Alah’ın bizlere bahşettiği hayat nimeti, doğumla ölüm arasında gerçekleşen bir yolculuktan ibarettir. Bu yolculuk, çocukluk, gençlik, yetişkinlik gibi dönemlerden geçiyor ve nihayet yaşlılık ve ihtiyarlık dönemine ulaşıyor. Hayatın değişmez kanunu gereği, her dönemin insanı, zamanla yerini bir sonraki dönemin insanına bırakıyor. Yaşlılık dönemine gelen insan üst düzeyde bir hayat tecrübesine ulaşmış olmakta ie de fiziksel olarak zayıflamaktadır. Kur’an-ı Kerim’de, “Kime uzun ömür verirsek, onu yaratıış itibariyle tersine çeviririz, gücünü azaltırız. Hala düşünmeyecekler mi?” (1) buyurulmaktadır. Bu dönemde insanlar ruhen daha hassas olmakta, ilgi ve desteğe daha çok ihtiyaç duymaktadırlar. Bu bakımdan yaşlılar ve büyükler yalnızlığa terk edilmemeli, sık sık ziyaret edilip sevgi gösterilmelidir. Bu hem dini hem de milli bir görevdir.
Sevgi, saygı ve merhamet, yüce rabbimizin bize bahşettiği ulvi duygulardandır. İnsan ancak bu ulvi duygular sayesinde mutlu olabilir. Bu duyguların olmadığı yerde hüzün ve keder vardır. İşte bu sebeple dinimiz, insana saygı ve sevgiyi, temel ahlaki görevlerimiz arasına koymuş, büyüklere ve yaşlılara karşı sergileyeceğimiz davranışlar konusunda önemli tavsiye ve uyarılarda bulunmuştur.
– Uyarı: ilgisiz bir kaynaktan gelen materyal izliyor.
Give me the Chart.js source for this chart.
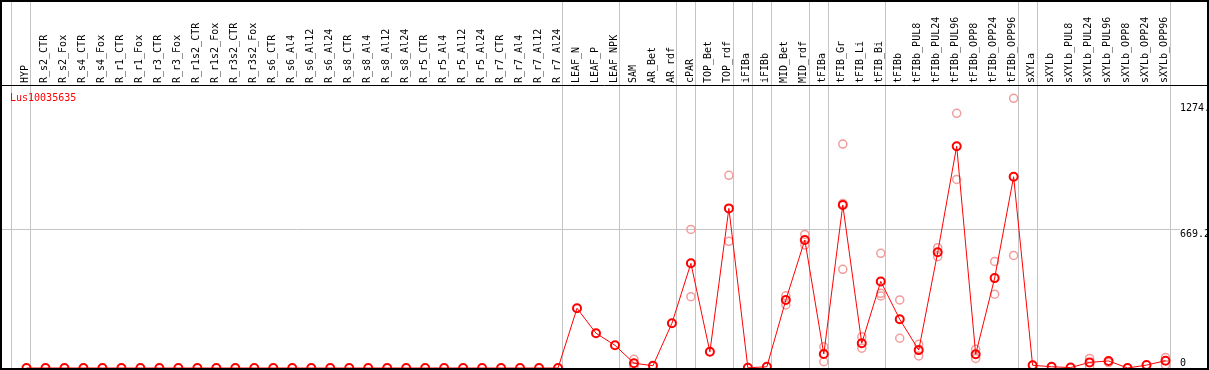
<!DOCTYPE html>
<html>
<head>
<meta charset="utf-8">
<script src="https://cdn.jsdelivr.net/npm/chart.js@4/dist/chart.umd.min.js"></script>
<style>
    html, body { margin: 0; padding: 0; background: #fff; }
    canvas { display: block; }
</style>
</head>
<body>
<canvas id="myChart" width="1209" height="370"></canvas>
<script>
const geneName = 'Lus10035635';

const categories = [
    'HYP', 'R_s2_CTR', 'R_s2_Fox', 'R_s4_CTR', 'R_s4_Fox', 'R_r1_CTR', 'R_r1_Fox', 'R_r3_CTR', 'R_r3_Fox',
    'R_r1s2_CTR', 'R_r1s2_Fox', 'R_r3s2_CTR', 'R_r3s2_Fox', 'R_s6_CTR', 'R_s6_Al4', 'R_s6_Al12', 'R_s6_Al24',
    'R_s8_CTR', 'R_s8_Al4', 'R_s8_Al12', 'R_s8_Al24', 'R_r5_CTR', 'R_r5_Al4', 'R_r5_Al12', 'R_r5_Al24',
    'R_r7_CTR', 'R_r7_Al4', 'R_r7_Al12', 'R_r7_Al24', 'LEAF_N', 'LEAF_P', 'LEAF_NPK', 'SAM', 'AR_Bet', 'AR_rdf',
    'cPAR', 'TOP_Bet', 'TOP_rdf', 'iFIBa', 'iFIBb', 'MID_Bet', 'MID_rdf', 'tFIBa', 'tFIB_Gr', 'tFIB_Li', 'tFIB_Bi',
    'tFIBb', 'tFIBb_PUL8', 'tFIBb_PUL24', 'tFIBb_PUL96', 'tFIBb_OPP8', 'tFIBb_OPP24', 'tFIBb_OPP96',
    'sXYLa', 'sXYLb', 'sXYLb_PUL8', 'sXYLb_PUL24', 'sXYLb_PUL96', 'sXYLb_OPP8', 'sXYLb_OPP24', 'sXYLb_OPP96'
];

// last category of each sample group (grey separators)
const groupEnds = ['HYP', 'R_r7_Al24', 'LEAF_NPK', 'AR_rdf', 'cPAR', 'TOP_rdf', 'iFIBa', 'iFIBb',
    'MID_rdf', 'tFIBa', 'tFIB_Bi', 'tFIBb_OPP96', 'sXYLa', 'sXYLb_OPP96'];

// mean expression
const meanValues = [
    0, 0, 0, 0, 0, 0, 0, 0, 0, 0, 0, 0, 0, 0, 0, 0, 0, 0, 0, 0, 0, 0, 0, 0, 0, 0, 0, 0, 0,
    287, 167, 109, 23, 11, 215,
    503, 78, 767, 1, 6, 327, 615, 67, 783, 119, 416,
    234, 86, 556, 1066, 66, 432, 919,
    13, 6, 2, 27, 34, 0, 14, 35
];

// replicates
const rep1 = [
    null, null, null, null, null, null, null, null, null, null, null, null, null, null, null, null, null, null, null, null, null, null, null, null, null, null, null, null, null,
    null, null, null, 42, null, null,
    666, null, 926, null, null, 347, 642, 102, 1076, 150, 551,
    327, 114, 578, 1224, 90, 512, 1296,
    null, null, null, 46, 26, null, null, 51
];
const rep2 = [
    null, null, null, null, null, null, null, null, null, null, null, null, null, null, null, null, null, null, null, null, null, null, null, null, null, null, null, null, null,
    null, null, null, 6, null, null,
    343, null, 609, null, null, 303, 591, 30, 474, 95, 359,
    143, 58, 535, 906, 46, 355, 541,
    null, null, null, 6, null, null, null, 14
];
const rep3 = [
    null, null, null, null, null, null, null, null, null, null, null, null, null, null, null, null, null, null, null, null, null, null, null, null, null, null, null, null, null,
    null, null, null, null, null, null,
    null, null, null, null, null, null, null, null, 791, null, 346,
    null, null, null, null, null, null, null,
    null, null, null, null, null, null, null, null
];

const yMax = 1360;
const yTickValues = [0, 669.2, 1274];
const yTickLabels = ['0', '669.2', '1274.'];
const yGridValues = [669.2];

const monoFont = '10px "DejaVu Sans Mono", monospace';

const framePlugin = {
    id: 'frame',
    beforeDatasetsDraw(chart) {
        const ctx = chart.ctx;
        const x = chart.scales.x;
        const y = chart.scales.y;
        const area = chart.chartArea;
        ctx.save();
        ctx.strokeStyle = '#c4c4c4';
        ctx.lineWidth = 1;
        // grid lines
        yGridValues.forEach(v => {
            const py = Math.round(y.getPixelForValue(v)) + 0.5;
            ctx.beginPath();
            ctx.moveTo(2, py);
            ctx.lineTo(y.left + 5, py);
            ctx.stroke();
        });
        // group separators
        const seps = [area.left - 6];
        groupEnds.forEach(c => seps.push(x.getPixelForValue(categories.indexOf(c)) + 4));
        seps.forEach(px => {
            px = Math.round(px) + 0.5;
            ctx.beginPath();
            ctx.moveTo(px, 0);
            ctx.lineTo(px, chart.height);
            ctx.stroke();
        });
        ctx.restore();
    },
    afterDraw(chart) {
        const ctx = chart.ctx;
        const y = chart.scales.y;
        const area = chart.chartArea;
        ctx.save();
        ctx.strokeStyle = '#000';
        ctx.lineWidth = 1;
        ctx.beginPath();
        ctx.moveTo(0, area.top + 0.5);
        ctx.lineTo(chart.width, area.top + 0.5);
        ctx.stroke();
        ctx.lineWidth = 2;
        ctx.strokeRect(1, 1, chart.width - 2, chart.height - 2);

        ctx.font = monoFont;
        ctx.textBaseline = 'top';
        ctx.textAlign = 'left';
        ctx.fillStyle = '#000';
        yTickValues.forEach((v, i) => {
            const py = Math.min(y.getPixelForValue(v) + 1, chart.height - 12);
            ctx.fillText(yTickLabels[i], y.left + 5, py);
        });

        ctx.fillStyle = '#ff0000';
        ctx.fillText(geneName, area.left - 7, area.top + 8);
        ctx.restore();
    }
};

const repStyle = {
    showLine: false,
    pointRadius: 4,
    pointBorderWidth: 1.5,
    pointBorderColor: '#f29c9c',
    pointBackgroundColor: 'rgba(0,0,0,0)',
    clip: false,
    order: 1
};

new Chart(document.getElementById('myChart'), {
    type: 'line',
    data: {
        labels: categories,
        datasets: [
            {
                label: geneName,
                data: meanValues,
                borderColor: '#ff0000',
                borderWidth: 1,
                tension: 0,
                pointRadius: 4,
                pointBorderWidth: 2,
                pointBorderColor: '#ff0000',
                pointBackgroundColor: 'rgba(0,0,0,0)',
                clip: false,
                order: 0
            },
            Object.assign({ label: 'rep1', data: rep1 }, repStyle),
            Object.assign({ label: 'rep2', data: rep2 }, repStyle),
            Object.assign({ label: 'rep3', data: rep3 }, repStyle)
        ]
    },
    options: {
        responsive: false,
        animation: false,
        devicePixelRatio: 1,
        layout: { autoPadding: false, padding: { left: 17, right: 0, top: 0, bottom: 2 } },
        plugins: {
            legend: { display: false },
            tooltip: { enabled: false }
        },
        scales: {
            x: {
                type: 'category',
                position: 'top',
                offset: true,
                grid: { display: false, drawTicks: false },
                border: { display: false },
                ticks: {
                    autoSkip: false,
                    minRotation: 90,
                    maxRotation: 90,
                    padding: 2,
                    labelOffset: 11,
                    color: '#000',
                    font: { family: '"DejaVu Sans Mono", monospace', size: 10 }
                },
                afterFit(scale) { scale.height = 85; }
            },
            y: {
                type: 'linear',
                position: 'right',
                min: 0,
                max: yMax,
                grid: { display: false },
                border: { display: false },
                ticks: { display: false },
                afterFit(scale) {
                    scale.width = 34;
                    scale.paddingTop = 0;
                    scale.paddingBottom = 0;
                }
            }
        }
    },
    plugins: [framePlugin]
});
</script>
</body>
</html>
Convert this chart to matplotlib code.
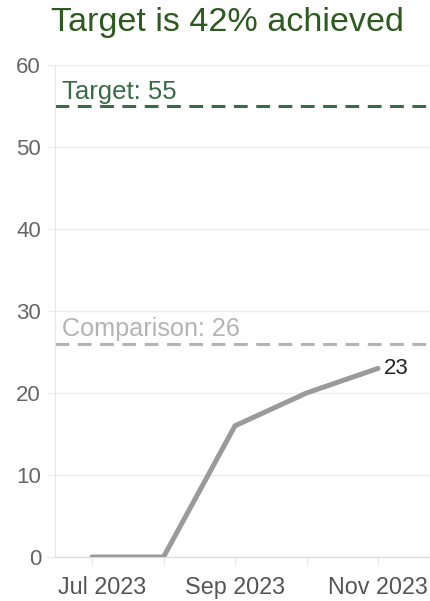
import matplotlib
matplotlib.use("Agg")
import matplotlib.pyplot as plt
import matplotlib.transforms as mtransforms

# Data
months = ["Jul 2023", "Aug 2023", "Sep 2023", "Oct 2023", "Nov 2023"]
values = [0, 0, 16, 20, 23]
target = 55
comparison = 26
achieved_pct = 42

TITLE_GREEN = "#2d5a1e"
TARGET_GREEN = "#386b47"
COMP_GRAY = "#b4b4b4"
LINE_GRAY = "#9a9a9a"
GRID = "#ececec"
TICK_TXT = "#666666"

plt.rcParams["font.family"] = ["Liberation Sans", "DejaVu Sans"]

fig = plt.figure(figsize=(4.31, 6.01), dpi=100)
W, H = 431, 601
ax = fig.add_axes([55 / W, (H - 557) / H, 1 - 55 / W, (557 - 65) / H])

x = list(range(len(months)))
px_per_month = 71.5
ax.set_xlim(-(92 - 55) / px_per_month, -(92 - 55) / px_per_month + 376 / px_per_month)
ax.set_ylim(0, 60)

# gridlines
ax.set_yticks(range(0, 61, 10))
ax.yaxis.grid(True, color=GRID, linewidth=1)
ax.set_axisbelow(True)

# reference lines
ax.axhline(target, color=TARGET_GREEN, linewidth=2.2, dashes=(4.5, 2.8), zorder=2)
ax.axhline(comparison, color=COMP_GRAY, linewidth=2.2, dashes=(4.5, 2.8), zorder=2)
ax.annotate(f"Target: {target}", xy=(0, target), xycoords=("axes fraction", "data"),
            xytext=(7, 7), textcoords="offset pixels", fontsize=18.5,
            color=TARGET_GREEN, va="baseline", ha="left")
ax.annotate(f"Comparison: {comparison}", xy=(0, comparison), xycoords=("axes fraction", "data"),
            xytext=(7, 8), textcoords="offset pixels", fontsize=18.2,
            color=COMP_GRAY, va="baseline", ha="left")

# main series
ax.plot(x, values, color=LINE_GRAY, linewidth=3.6, solid_capstyle="round",
        solid_joinstyle="round", zorder=3)
ax.annotate(f"{values[-1]}", xy=(x[-1], values[-1]), xytext=(6, 0),
            textcoords="offset pixels", fontsize=16, color="#222222",
            va="center", ha="left")

# x ticks: every month, labels every other month
ax.set_xticks(x)
ax.set_xticklabels([m if i % 2 == 0 else "" for i, m in enumerate(months)])

# spines and ticks
for s in ["top", "right"]:
    ax.spines[s].set_visible(False)
ax.spines["left"].set_color("#e6e6e6")
ax.spines["bottom"].set_color("#dddddd")
ax.spines["left"].set_linewidth(0.8)
ax.spines["bottom"].set_linewidth(1.0)
ax.tick_params(axis="y", length=6, color=GRID, labelsize=16, labelcolor=TICK_TXT, pad=4)
ax.tick_params(axis="x", length=6, color="#e6e6e6", labelsize=16.8, labelcolor="#555555", pad=8)

# first label sits a bit right of its tick, as in the source
first = ax.get_xticklabels()[0]
first.set_transform(first.get_transform() +
                    mtransforms.ScaledTranslation(10 / 100, 0, fig.dpi_scale_trans))

fig.text(0.528, 1 - 31 / H, f"Target is {achieved_pct}% achieved", fontsize=24.6,
         color=TITLE_GREEN, ha="center", va="baseline")

fig.savefig("out.png", dpi=100, facecolor="white")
Bu sebeple anne ve babalarımız başta olmak üzere yaşı bizden ileride olan bütün büyüklerimize karşı saygı göstermemiz gerekir.
Yaşlılara ve büyüklerimizle olan ilişkilerimizde sevgili peygamberimiz (sav) en güzel örneğimizdir. O bize, insanlara karşı daima merhametli, güler yüzlü, yardımsever olmayı yaşayarak öğretmiş, “Merhamet edenlere Allah da merhamet eder. Yaratılanlara merhamet ediniz ki, Allah da size merhamet etsin” (2) buyurmuştur. Hayatlarını bizler için, toplum için çalışıp çabalayarak, üreterek geçiren, tecrübelerini bizlere aktaran yaşlılarımız ve büyüklerimiz, her türlü sevgi ve saygıya layıktır.
Düşenin elinden tutmak, çaresizlere destek olmak, kimsesiz, bakıma ve ilgiye muhtaç olanlara ilgi göstermek, onların ihtiyaçlarını gidermeye çalışmak insani ve dini görevlerimiz arasındadır. Toplumun her kesiminde maddi ya da manevi olarak başkalarının sevgi, ilgi ve dostluğuna muhtaç pek çok insan bulunmaktadır. Güleryüzle hatırlarını sormak, gerektiğinde oturmaları için yer vermek, yahut basit de olsa bir ihtiyaçlarını gidermek, yaşlılar için çok büyük anlamlar ifade edecektir. Unutmayalım ki, bugünün yaşlıları, dünün gençleri olduğu gibi, bugünün gençleri de yarının ihtiyarları olacaklardır. Söz konusu olan yaşlı kimseler, kişinin anne ya da babası ise onlara karşı sergilenmesi gereken saygı, sevgi ve merhamet dolu tutum ve davranışlar kesin bir dini görev halini alır.
Peygamberimizin (SAV): “Ana-babası ya da onlardan biri yanında aşlanıp da cennete giremeyen kimseye yazıklar olsun”(3), “Küçüklerine merhamet etmeyen, büyüklerine saygı göstermeyen bizden değildir.” (4) uyarısını asla unutulmaması gerekir.
(1) Ya-Sin, 36/68.
(2) Tirmizi, Birr, 66.
(3) Tirmizi, Birr, 4627.
(4) Tirmizi, Birr, 15; Ebu Davud, Edeb, 66.